In driving through an area where there had been devastated by wildfires two years earlier, I had expected to see an ashy and charred expanse.  Instead, there was an abundance of new life showing up in a variety of stages of regeneration, ranging from wildflower meadows and grasslands to vibrant shrubbery sporting every hue of green.

Had I slowed down and tuned into the even subtler signs of renewal, likely my nose, ears, and skin would have been overwhelmed with a multiplicity of expressions of renewal.  Still, there was ample potency within just what my eyes could absorb.  Certainly, I felt stirrings of relief that seemingly bleak circumstances continue to carry the possibility of thriving inter-beingness.

The natural cycles and phenomena of earthly existence continually express such possibility.  Small beings such as insects live among elephants and other large forms of life.  The seasons yield one to the other as do the ocean waves.  Microbes and worms quietly shape the ground free of concepts such as nationality or ownership.

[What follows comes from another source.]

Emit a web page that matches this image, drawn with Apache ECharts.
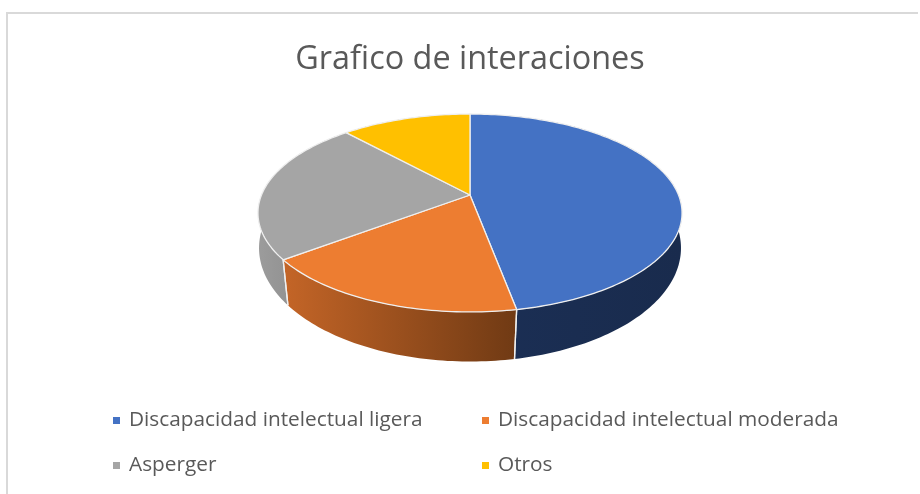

Our longest living human cultures, as well as prophets and sages, reverently hold the wisdom of wholeness and inter-beingness.  In turn, this wisdom lovingly embraces all life.  Like the sun, it illumines freely and endlessly.  Yet, as with the sun, e.g., in solar and lunar eclipses, during nighttime, and on cloudy days, this wisdom can appear absent in bleakness.

Fortunately, nature is an ever-present reminder that we live in the midst of abiding, sacred wisdom.  This earthly home is where we learn to truly love, forgive, and humbly release our micro-habits of judgment, hate, greed, and superiority.   The timeless qualities of wisdom are woven into nature, such as the resilience born out of the wildfire, wordlessly sharing teachings on ways to rediscover customs to live together with courtesy and reverence.

 

Practice
This practice supports awareness of sacred inter-beingness.

Prepare— 

  • Seated, place your elbows on your knees and your head in your hands.
    • Note:  If are wearing glasses, please consider supporting your head with your hands on your forehead, or removing your glasses.
    • If this strains your back, please place your elbows on a higher surface such as a table.
  • Let the weight of your head be heavy in your hands.
  • Imagine all your tension is releasing and flowing out through your fingers.
  • Breathe without forcing the breath, i.e., as easily and freely as comfortable.

Practice— 

  • Slowly, allow yourself to return to an upright, seated position.  Continue to imagine tension draining out of your facial muscles, your eyes, and your scalp.  Imagine it flowing easefully out through your arms and fingers.
  • Move fluidly through your torso, neck and arms.  Imagine you are moving in the ocean of loving, sacred wisdom.  Then, imagine you are an integral part of this wisdom – not separate, but an expression of loving beauty, reverence, and joy.
  • Slowly, come to standing and move in any way where you feel you are innately expressing lovingness, kind gentleness, and compassion to the surface beneath you and space around you.
  • Then, still standing, move as though this lovingness and other sweet, peaceful qualities are being shared and absorbed in every cell in your body.  Follow your instincts.  You may feel inclined to stretch, hug, or even kiss parts of your body.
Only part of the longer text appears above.